Now, as for sewing another scapular on it, I have not heard specifically,
but it would seem to me that just as a religious might sew another
scapular inside his habit, out of view but yet always there, so to speak,
so too a layman might be able to sew another scapular to his Brown
Scapular. I'm not answering the question because I have not been given
the answer, but I'm just putting 2 and 2 together here. Also, as another
member, Luker, said, above, the great Fr. Girouard hung a Miraculous
Medal on Luker's Brown Scapular and told him to "keep it there." Now,
I don't have to wonder, for if the great Fr. Girouard said that, the issue
is therefore no longer open to debate, IMHO. Also, consider how not
a few Brown Scapulars come with A) a St. Benedict Medal clipped to
one strand and B) a crucifix clipped to the other strand, such that you
then DO need to have your Scapular blessed -- not for the scapular, but
for the two medals attached! The Crucifix can be blessed with a
regular blessing, or that is, the standard blessing for crucifixes, but the
St. Benedict Medal is a horse of a different color.
I already have 6 paragraphs here, and adequate description of the
ominous St. Benedict Medal would need at LEAST another 6 paragraphs.

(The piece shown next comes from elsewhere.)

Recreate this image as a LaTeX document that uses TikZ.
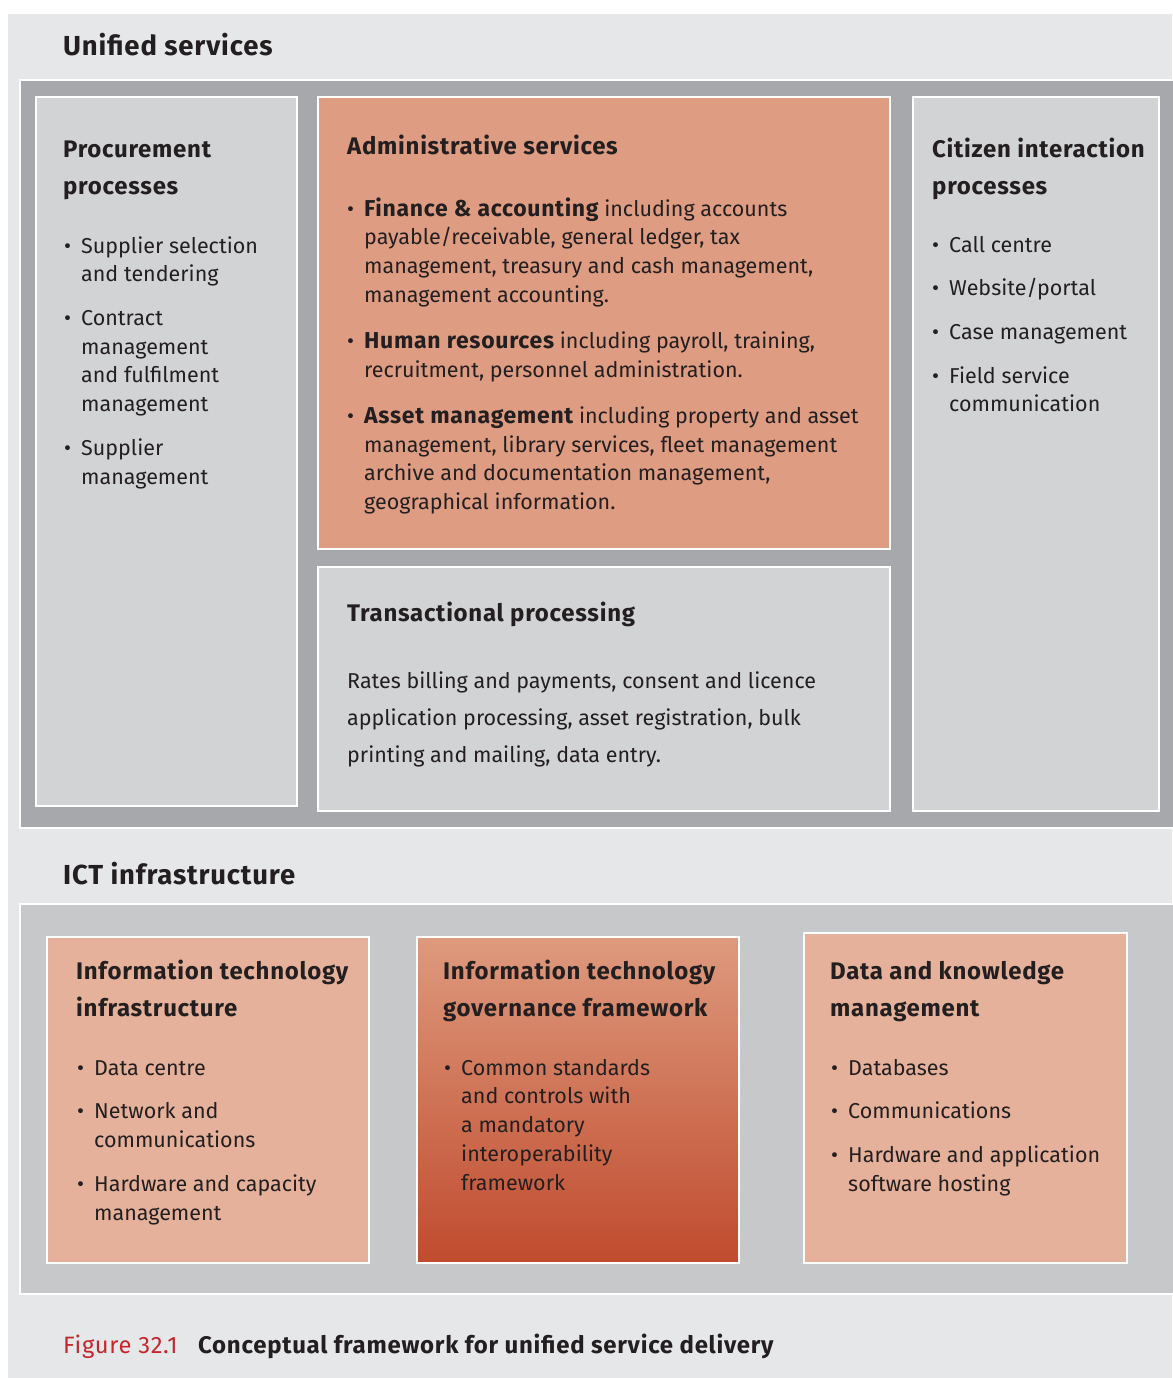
\documentclass[tikz,border=0pt]{standalone}
\usepackage{fontspec}
\setmainfont{Fira Sans}[BoldFeatures={LetterSpace=3}]
\usetikzlibrary{positioning}

\definecolor{panelgray}{HTML}{E6E7E9}
\definecolor{bandgray}{HTML}{A7A8AB}
\definecolor{ictgray}{HTML}{C7C8CA}
\definecolor{boxgray}{HTML}{D2D3D5}
\definecolor{adminsalmon}{HTML}{DE9C82}
\definecolor{ictsalmon}{HTML}{E6B19B}
\definecolor{govtop}{HTML}{DE9A7E}
\definecolor{govbot}{HTML}{C04B2E}
\definecolor{ink}{HTML}{231F20}
\definecolor{figred}{HTML}{C4262E}

\newlength\bulw
\setlength\bulw{17pt}
\newcommand{\itm}{\makebox[\bulw][l]{•}}
\newcommand{\hang}{\hspace*{\bulw}}
\newcommand{\lead}[1]{{\fontsize{23}{28.7}\selectfont\bfseries #1}}

\begin{document}
\begin{tikzpicture}[x=1pt, y=-1pt,
        area/.style={rectangle, anchor=north west, inner sep=0pt, outer sep=0pt},
        band/.style={area, draw=white, line width=1.5pt},
        box/.style={area, draw=white, line width=1.5pt},
        graybox/.style={box, fill=boxgray},
        adminbox/.style={box, fill=adminsalmon},
        ictbox/.style={box, fill=ictsalmon},
        govbox/.style={box, top color=govtop, bottom color=govbot},
        head/.style={anchor=base west, inner sep=0pt, text=ink,
                     font=\fontsize{27.5}{32}\selectfont\bfseries},
        ttl/.style={anchor=north west, inner sep=0pt, align=left, text=ink,
                    font=\fontsize{24}{37}\selectfont\bfseries},
        txt/.style={anchor=north west, inner sep=0pt, align=left, text=ink,
                    font=\fontsize{21.5}{28.7}\selectfont},
        wide/.style={txt, font=\fontsize{21.5}{37}\selectfont}]
      \useasboundingbox (0,0) rectangle (1172,1378);
      \node[area, fill=panelgray, minimum width=1164pt, minimum height=1364pt] (panel) at (8,14) {};

      % unified services
      \node[head] (unified) at (63,56) {Unified services};
      \node[band, fill=bandgray, minimum width=1170pt, minimum height=748pt] (uband) at (20,80) {};
      \node[graybox, minimum width=261pt, minimum height=709pt] (procbox) at (36,97) {};
      \node[adminbox, minimum width=572pt, minimum height=452pt] (adminbox) at (318,97) {};
      \node[graybox, minimum width=572pt, minimum height=244pt] (transbox) at (318,567) {};
      \node[graybox, minimum width=246pt, minimum height=714pt] (citbox) at (913,97) {};

      \node[ttl] (proctitle) at (63,131.1) {\strut Procurement\\processes};
      \node[txt] (proclist) at (64,232.9) {\strut\itm Supplier selection\\
        \hang and tendering\\[15pt]
        \itm Contract\\ \hang management\\ \hang and fulfilment\\ \hang management\\[15pt]
        \itm Supplier\\ \hang management};

      \node[ttl] (admintitle) at (347,128.1) {\strut Administrative services};
      \node[txt] (adminlist) at (347,195.9) {\strut\itm\lead{Finance \& accounting} including accounts\\
        \hang payable/receivable, general ledger, tax\\
        \hang management, treasury and cash management,\\
        \hang management accounting.\\[17.5pt]
        \itm\lead{Human resources} including payroll, training,\\
        \hang recruitment, personnel administration.\\[17.5pt]
        \itm\lead{Asset management} including property and asset\\
        \hang management, library services, fleet management\\
        \hang archive and documentation management,\\
        \hang geographical information.};

      \node[ttl] (transtitle) at (347,595.1) {\strut Transactional processing};
      \node[wide] (transtext) at (347,662.1) {\strut Rates billing and payments, consent and licence\\
        application processing, asset registration, bulk\\
        printing and mailing, data entry.};

      \node[ttl] (cittitle) at (932,131.1) {\strut Citizen interaction\\processes};
      \node[txt] (citlist) at (932,231.9) {\strut\itm Call centre\\[15pt]
        \itm Website/portal\\[15pt]
        \itm Case management\\[15pt]
        \itm Field service\\ \hang communication};

      % ICT infrastructure
      \node[head] (ict) at (63,884) {ICT infrastructure};
      \node[band, fill=ictgray, minimum width=1170pt, minimum height=390pt] (iband) at (20,904) {};
      \node[ictbox, minimum width=322pt, minimum height=326pt] (itbox) at (47,937) {};
      \node[govbox, minimum width=322pt, minimum height=326pt] (govbox) at (417,937) {};
      \node[ictbox, minimum width=323pt, minimum height=330pt] (databox) at (804,933) {};

      \node[ttl] (ittitle) at (76,953.1) {\strut Information technology\\infrastructure};
      \node[txt] (itlist) at (77,1054.9) {\strut\itm Data centre\\[15pt]
        \itm Network and\\ \hang communications\\[15pt]
        \itm Hardware and capacity\\ \hang management};

      \node[ttl] (govtitle) at (443,953.1) {\strut Information technology\\governance framework};
      \node[txt] (govlist) at (444,1054.9) {\strut\itm Common standards\\
        \hang and controls with\\ \hang a mandatory\\ \hang interoperability\\ \hang framework};

      \node[ttl] (datatitle) at (830,953.1) {\strut Data and knowledge\\management};
      \node[txt] (datalist) at (831,1054.9) {\strut\itm Databases\\[15pt]
        \itm Communications\\[15pt]
        \itm Hardware and application\\ \hang software hosting};

      % caption
      \node[anchor=base west, inner sep=0pt, text=figred,
            font=\fontsize{23.7}{28}\selectfont\addfontfeatures{LetterSpace=3}] (fignum) at (63,1353) {Figure 32.1};
      \node[anchor=base west, inner sep=0pt, text=ink,
            font=\fontsize{24}{28}\selectfont\bfseries] (figcap) at (198,1353)
            {Conceptual framework for unified service delivery};
    \end{tikzpicture}
\end{document}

I recently was privileged to hear a sermon where the priest spent about
half the time talking only about the power, signification, history, efficacy,
usefulness, blessing and appropriateness of this one particular medal for
Catholics today. I would like to only mention one testimony that I was
given by a friend. She was working a booth for a pro-life rally and they
had set up the booth carefully placing one properly blessed St. Benedict
Medal in each corner of the booth (the blessing is very important, for
this Medal has a unique blessing that even requires a unique faculty for
the priest to bless it - which means that there are many priests who do
not have this faculty, and even if the WANT to bless a St. Benedict
Medal and use the proper formula, they cannot effect the unique blessing
until such time as they would obtain the faculty, which is independent of
their priestly ordination).
During the course of the event, a pair of
obviously ɧoɱosɛҳųαƖ men approached the booth, but when they came
close to the line that would be as if a string were taut between the two
Medals placed in the front of the booth, these two Sodomites seemed
to BUMP INTO A WALL! They appeared to be put off by this, when they
physically bounced backward, so then they approached again, and the
same thing happened. Neither were they able to reach their hands or
any part of their bodies past this invisible force field, as it were. They
stood there and had a brief, polite conversation with the booth attendants,
if though not a bit bewildered, and then they walked away. This
phenomenon did not happen to any other visitors that day to the booth,
only to those two men.
The purpose of my telling this story is to show that there is real evidence
that the St. Benedict Medal is a formidable reality against which the devil
has no power.
En Espanol, el nombre es San Benito - Ruega por nosotros.